Avoid the most restrictive fare when baggage or seat certainty matters.
A traveler debating flexible airfare rules should not ignore ancillary costs. If you will pay for a bag, a seat, or a carry-on workaround later, the cheapest fare may stop being cheap. Review checked bag fees and seat selection fees before assuming a basic fare is the bargain option.
For families, value simplicity over the lowest base fare.
A family itinerary multiplies the cost of a mistake. If one traveler needs to cancel, or if seat assignment matters, a slightly more flexible fare can be worth it. The simpler the rules, the easier it is to manage disruptions without piecing together separate credits and exceptions.
For long-haul or expensive trips, compare total trip exposure.
The airfare itself may be only one part of the risk. Hotels, tours, positioning flights, and time-sensitive connections can make flexibility more valuable than it would be on a short domestic weekend. If outside factors may change the economics of the trip, it is smart to think beyond the airfare alone. Travel conditions can shift quickly, as seen in route-specific planning topics like how airspace closures change the math of long-haul awards.
For deal hunters, do the math instead of buying insurance by habit.
If you usually fly as booked, paying a large premium every time for a refundable ticket can cost more over a year than the occasional lost value on a nonrefundable fare. But this depends on the premium. When fare spreads widen suddenly, it helps to understand the pricing environment before choosing flexibility. See how to read a fare spike without overpaying for a framework.
A simple rule of thumb
If the extra cost for refundable feels modest relative to the chance that the trip disappears, buy the refundable fare. If the premium feels high and the most likely outcome is only a date shift, a nonrefundable fare with usable credit terms is often enough. If you are comparing against a basic fare, step up one level before deciding. That middle option is often where the best value lives.
When to revisit
This topic deserves a fresh look whenever airline policies, fare families, or your own travel patterns change. Refundability is one of the easiest areas for airlines to repackage inside branded fares, which means a booking strategy that worked last year may not be the best choice now.
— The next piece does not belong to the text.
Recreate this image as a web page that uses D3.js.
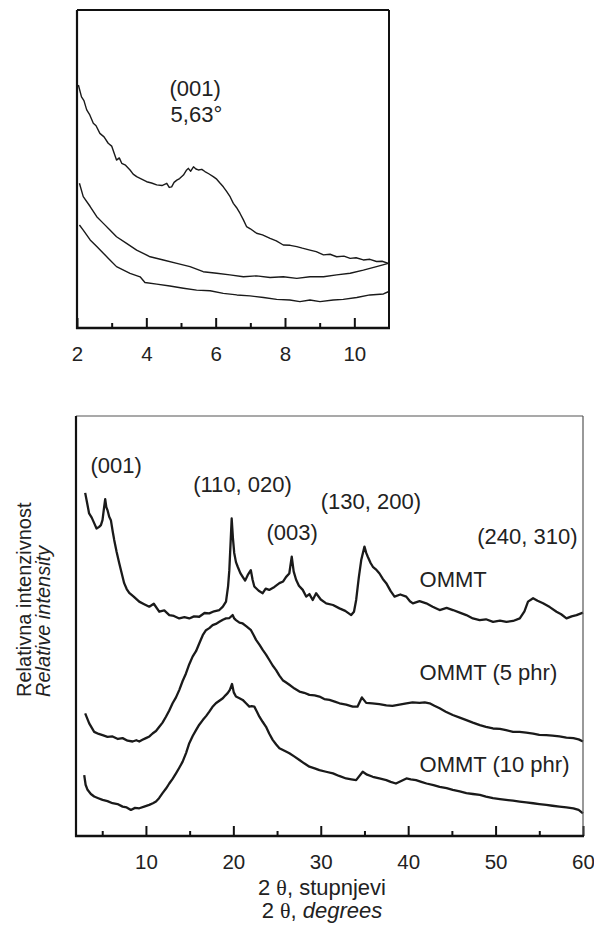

Revisit refundable vs non refundable airline tickets when:
- An airline introduces new fare brands or bundles. The name may change, but the real difference could be in credit terms, refund timing, or included ancillaries.
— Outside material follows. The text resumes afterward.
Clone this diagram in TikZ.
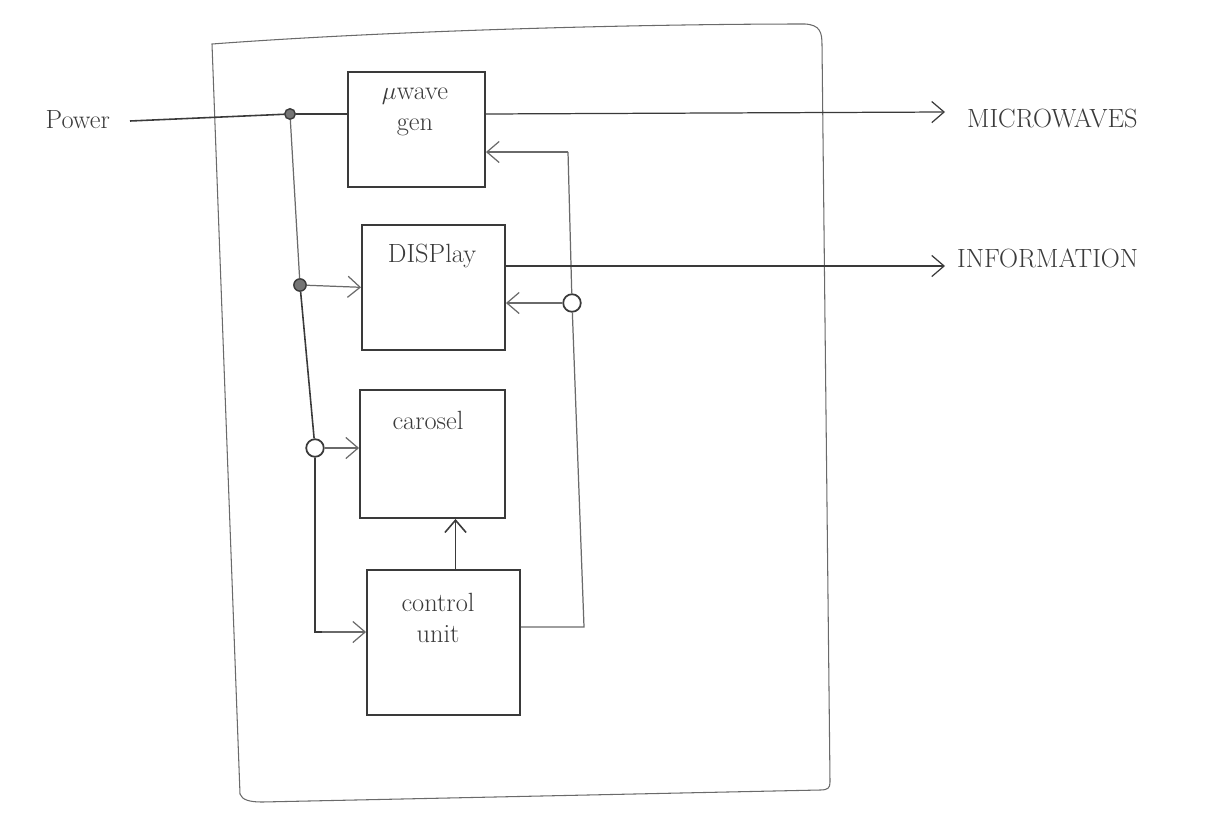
\documentclass[tikz,border=0pt]{standalone}
\usetikzlibrary{arrows.meta,calc}
\definecolor{pencil}{HTML}{3A3A3A}
\definecolor{lightpencil}{HTML}{6A6A6A}
\tikzset{
  blk/.style={draw=pencil, line width=1.1pt, rectangle, inner sep=0pt},
  hand/.style={text=pencil, font=\fontsize{15}{18}\selectfont, inner sep=1pt},
  wire/.style={draw=lightpencil, line width=0.7pt},
  sig/.style={wire, -{Straight Barb[length=7pt,width=12pt]}},
  dotf/.style={circle, draw=pencil, fill=pencil!70, line width=0.8pt, minimum size=7pt, inner sep=0pt},
  doto/.style={circle, draw=pencil, fill=white, line width=1pt, minimum size=10pt, inner sep=0pt},
  frame/.style={draw=lightpencil, line width=0.6pt}
}
\begin{document}
\begin{tikzpicture}[x=0.02cm,y=-0.02cm]
\useasboundingbox (0,0) rectangle (1209,815);
% outer housing
\draw[frame] (212,44) .. controls (400,30) and (650,24) .. (805,24)
  .. controls (820,25) and (822,32) .. (822,45) -- (830,782)
  .. controls (830,788) and (828,790) .. (820,790) -- (262,802)
  .. controls (250,802) and (242,800) .. (240,794) -- cycle;

% blocks
\node[blk, minimum width=2.74cm, minimum height=2.3cm] (gen) at (416.5,129.5) {};
\node[blk, minimum width=2.86cm, minimum height=2.5cm] (disp) at (433.5,287.5) {};
\node[blk, minimum width=2.9cm, minimum height=2.56cm] (car) at (432.5,454) {};
\node[blk, minimum width=3.06cm, minimum height=2.9cm] (ctrl) at (443.5,642.5) {};

% block texts
\node[hand, align=center] (gentxt) at (415,112) {$\mu$wave\\gen};
\node[hand] (disptxt) at (432,256) {DISPlay};
\node[hand] (cartxt) at (428,420) {carosel};
\node[hand, align=center] (ctrltxt) at (438,618) {control\\unit};

% outside texts
\node[hand, anchor=east] (power) at (112,120) {Power};
\node[hand, anchor=west] (mwtxt) at (965,118) {MICROWAVES};
\node[hand, anchor=west] (infotxt) at (955,258) {INFORMATION};

% junctions
\node[dotf, minimum size=6pt] (j1) at (290,114) {};
\node[dotf] (j2) at (300,285) {};
\node[doto] (j3) at (315,448) {};
\node[doto] (j4) at (572,303) {};

% free ends / corners
\coordinate (p0) at (130,121);
\coordinate (mw) at (945,112);
\coordinate (info) at (945,266);
\coordinate (cl) at (322,632);
\coordinate (cr) at (584,627);
\coordinate (gt) at (568,152);

% power feed
\draw[wire, line width=0.9pt, draw=pencil] (p0) -- (j1) -- (j1 -| gen.west);
% microwave output
\draw[sig, draw=pencil] (j1 -| gen.east) -- (mw);
% power bus
\draw[wire] (j1) -- (j2);
\draw[wire, draw=pencil, line width=0.9pt] (j2) -- (j3) -- (j3 |- cl) -- (cl);
\draw[sig] (cl) -- (cl -| ctrl.west);
\draw[sig] (j2) -- ($(disp.west)+(0,-0.2)$);
\draw[sig] (j3) -- (j3 -| car.west);
% control to carousel
\draw[sig, draw=pencil, line width=0.9pt] ([xshift=0.24cm]ctrl.north) -- ([xshift=0.24cm]ctrl.north |- car.south);
% control feedback
\draw[wire] (cr -| ctrl.east) -- (cr) -- (j4);
\draw[wire] (j4) -- (gt);
\draw[sig] (gt) -- (gt -| gen.east);
\draw[sig] (j4) -- (j4 -| disp.east);
% information output
\draw[sig, draw=pencil] (info -| disp.east) -- (info);
\end{tikzpicture}
\end{document}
- You notice a larger or smaller price gap than usual. A refundable fare is not inherently good value; it depends on the premium.
- Your travel style changes. Commuting more often, traveling with children, or booking farther ahead can all change the value of flexibility.
- Disruption risk rises. Seasonal congestion, network changes, or operational strain can make schedule changes more relevant. Broader market shifts such as hub network changes or rising fuel costs can also affect fare spreads and rebooking costs.
- You start relying more on one airline. Credits become more useful when you can realistically reuse them.
Before your next booking, use this quick action list:
- Open the fare details and identify whether cancellation returns cash, credit, or nothing.
- Check whether any time limits or traveler-name restrictions apply to credits.
- Compare the refundable fare against the standard fare, not just the cheapest basic option.
- Add likely baggage and seat costs to your comparison.
- Estimate how likely your trip is to cancel entirely versus simply move dates.
- If the airline changes the schedule later, revisit your options instead of assuming the original rule still controls.
The most practical mindset is this: flexibility is not a luxury feature or a universal must-have. It is a tool. Sometimes it is overpriced. Sometimes it quietly saves the whole trip budget. The only reliable way to judge it is to compare branded fares by outcome, not by label. Once you start looking at cash refunds, flight credits, fare differences, and ancillary costs together, the real difference between refundable and nonrefundable tickets becomes much easier to see.